“La paura del contagio”: commento alla vicenda del gay cacciato dal lido di Mascali

“La paura del contagio”: commento alla vicenda del gay cacciato dal lido di Mascali

CATANIA – Ha destato notevole scalpore la vicenda di Giuseppe, ragazzo catanese di 22 anni, cacciato da un lido di Mascali perché omosessuale; il giovane ha quindi deciso di rivolgersi all’Arcigay e all’A.Ge.D.O. di Catania. La risposta di Riccardo Di Salvo, segretario di A.Ge.D.O., nonché presidente e fondatore della Kalon GLBTE, ente impegnato nella tutela dei diritti dei gay e degli extracomunitari, non ha tardato ad arrivare.

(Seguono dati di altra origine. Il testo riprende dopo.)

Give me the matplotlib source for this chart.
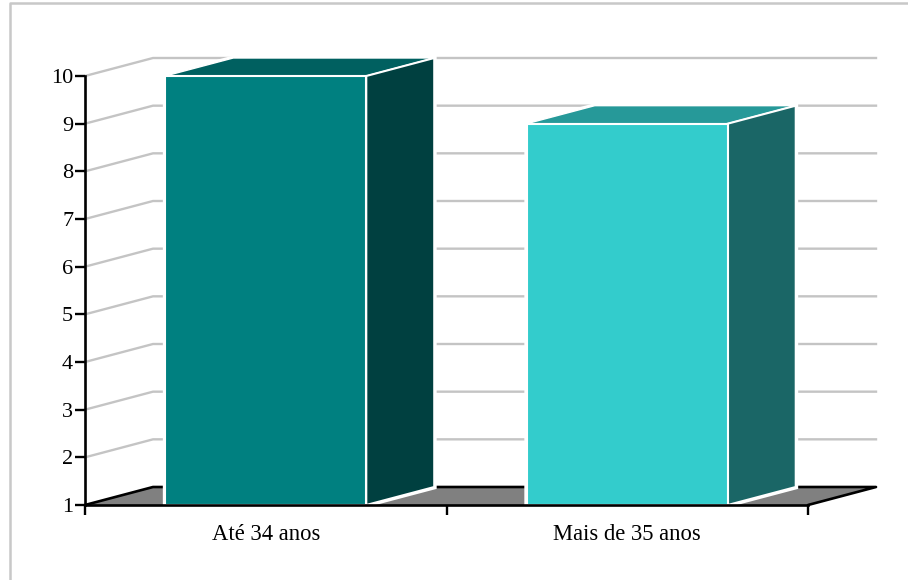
import matplotlib
matplotlib.use('Agg')
import matplotlib.pyplot as plt
from matplotlib.lines import Line2D
from matplotlib.patches import Polygon

plt.rcParams['font.family'] = ['Liberation Serif', 'DejaVu Serif']

categories = ['Até 34 anos', 'Mais de 35 anos']
values = [10, 9]
yticks = [1, 2, 3, 4, 5, 6, 7, 8, 9, 10]

front_colors = ['#008080', '#33CCCC']
top_colors = ['#006060', '#269999']
side_colors = ['#004040', '#1A6666']

W, H = 908, 580
fig = plt.figure(figsize=(W / 100, H / 100), dpi=100)

# frame is only visible on top and left
fig.add_artist(Line2D([9.5 / W, 9.5 / W, 1], [0, 1 - 3 / H, 1 - 3 / H],
                      color='#C8C8C8', linewidth=1.8))

# axes box is the front plane of the fake 3d chart
ax = fig.add_axes([85 / W, 1 - 505 / H, 723 / W, 429 / H])
ax.set_xlim(0, 2)
ax.set_ylim(1, 10)
ax.patch.set_visible(False)
for s in ax.spines.values():
    s.set_visible(False)

# depth of the chart, in data units
dx = 68 / 723 * 2
dy = 18 / 429 * 9
bar_width = 0.556

# floor
ax.add_patch(Polygon([(0, 1), (dx, 1 + dy), (2 + dx, 1 + dy), (2, 1)],
                     closed=True, facecolor='#808080', edgecolor='none',
                     clip_on=False, zorder=1))
ax.plot([0, dx, 2 + dx, 2], [1, 1 + dy, 1 + dy, 1], color='black',
        linewidth=1.9, clip_on=False, zorder=2, solid_capstyle='round')

# grid on side and back wall
for v in yticks[1:]:
    ax.plot([0, dx, 2 + dx], [v, v + dy, v + dy], color='#C4C4C4',
            linewidth=1.7, clip_on=False, zorder=1)

# bars
for i, v in enumerate(values):
    l = i + 0.5 - bar_width / 2
    r = i + 0.5 + bar_width / 2
    # white halo, hides the grid next to the bar
    ax.add_patch(Polygon([(r, 1), (r + dx, 1 + dy), (r + dx, v + dy),
                          (l + dx, v + dy), (l, v), (l, 1)], closed=True,
                         facecolor='white', edgecolor='white', linewidth=3.5,
                         clip_on=False, zorder=3))
    ax.add_patch(Polygon([(l, v), (r, v), (r + dx, v + dy), (l + dx, v + dy)],
                         closed=True, facecolor=top_colors[i],
                         edgecolor='white', linewidth=1, clip_on=False, zorder=4))
    ax.add_patch(Polygon([(r, 1), (r + dx, 1 + dy), (r + dx, v + dy), (r, v)],
                         closed=True, facecolor=side_colors[i],
                         edgecolor='white', linewidth=1.5, clip_on=False, zorder=4))
    ax.add_patch(Polygon([(l, 1), (r, 1), (r, v), (l, v)], closed=True,
                         facecolor=front_colors[i], edgecolor='white',
                         linewidth=1.5, clip_on=False, zorder=5))

# axis lines and ticks
ax.plot([0, 0], [1, 10], color='black', linewidth=1.9, clip_on=False, zorder=6)
ax.plot([0, 2], [1, 1], color='black', linewidth=1.9, clip_on=False, zorder=6)
ax.set_yticks(yticks)
ax.set_xticks([0, 1, 2])
ax.set_xticklabels([])
ax.tick_params(axis='y', length=7, width=1.7, color='black', labelsize=16, pad=1.5)
ax.tick_params(axis='x', length=7, width=1.7, color='black')
for i, c in enumerate(categories):
    ax.text(i + 0.5, 1 - 30 / 429 * 9, c, ha='center', va='center',
            fontsize=16.3, color='black', clip_on=False)

fig.savefig('out.png', dpi=100)
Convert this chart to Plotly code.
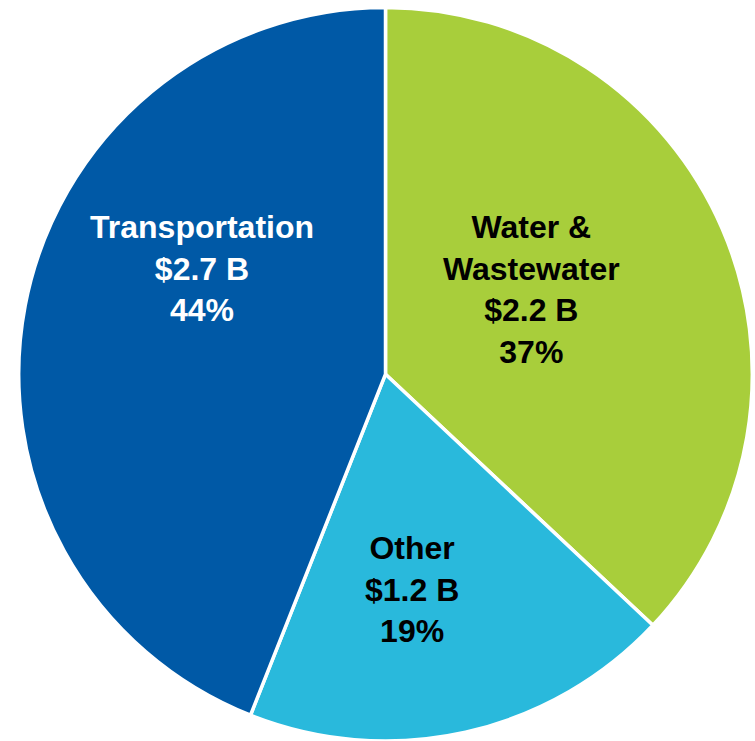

Questi ha infatti dichiarato che l’associazione da lui rappresentata intende mobilitarsi quanto prima per raccogliere l’appello di Giuseppe: “La battaglia di Giuseppe merita di ottenere sostegno; è sempre importante denunciare, venire allo scoperto. Per questo motivo A.Ge.D.O. concorderà con altri enti similari, innanzitutto l’Arcigay di Catania attualmente diretta da Alessandro Motta, la linea d’azione da seguire. Fatto ciò sarà necessario agire, ancora una volta, in modo da sensibilizzare l’opinione comune: scrivere, raccontare, debellare l’ignoranza che tuttora persiste in determinati contesti. Non escludo poi la possibilità di un’azione legale, di un provvedimento che possa, come già avvenuto nel caso del catanese Danilo Giuffrida il quale, dopo aver dichiarato la sua omosessualità all’ospedale militare per la leva si è visto ritirare la patente, in qualche modo servire alla causa di Giuseppe“.

Riccardo Di Salvo, si è poi soffermato sulle cause che avrebbero potuto spingere la direttrice del lido a cacciare Giuseppe ed i suoi amici dallo stabilimento balneare. Sostiene il segretario di A.Ge.D.O.: “In genere la discriminazione sessuale nasce dall’ignoranza, dalla paura di ciò che non si conosce o che si conosce soltanto superficialmente; un meccanismo che a ben guardare ha molto in comune con la xenofobia, con la discriminazione razziale. In alcuni casi, ad emergere invece è quasi una ‘paura del contagio’: in tanti ritengono che lasciar frequentare ai propri figli amici omosessuali possa indurli ad abbandonare la via dell’eterosessualità. Molto probabilmente nel caso specifico, oltre alla paura è entrata in gioco anche la ‘ragione commerciale’. I titolari di alcuni esercizi commerciali a volte agiscono in maniera da evitare che il loro bar, la loro discoteca o, nella fattispecie, il loro lido, vengano comunemente ‘bollati’ come centro di ritrovo gay. Ancora una volta quindi si dimostra fondamentale intervenire sensibilizzando l’opinione comune“.

Queste parole, pronunciate a quasi due mesi dalla conclusione del gay pride di Catania, non possono che invitare alla riflessione; la discriminazione sessuale è una realtà strettamente legata al contesto geografico? Un codice comportamentale intimamente connesso a modelli culturali quali quello del machismo? È ancora Riccardo Di Salvo ad esprimersi in proposito: “L’omofobia non ha niente a che vedere con il contesto geografico: si può essere omofobi al nord come al sud, in Italia come in altre parti del mondo. La Sicilia non è culturalmente arretrata come qualcuno vorrebbe lasciarci credere; Catania ad esempio è per tradizione considerata una città gay friendly, una realtà geografica unanimemente considerata all’avanguardia dal punto di vista della tutela della difesa dei diritti“.

Gli atti di discriminazione sessuale in sostanza sarebbero frutto dell’ignoranza e della “paura del contagio“. Il fenomeno quindi non potrà che essere debellato grazie alla sensibilizzazione dell’opinione pubblica e al coraggio individuale.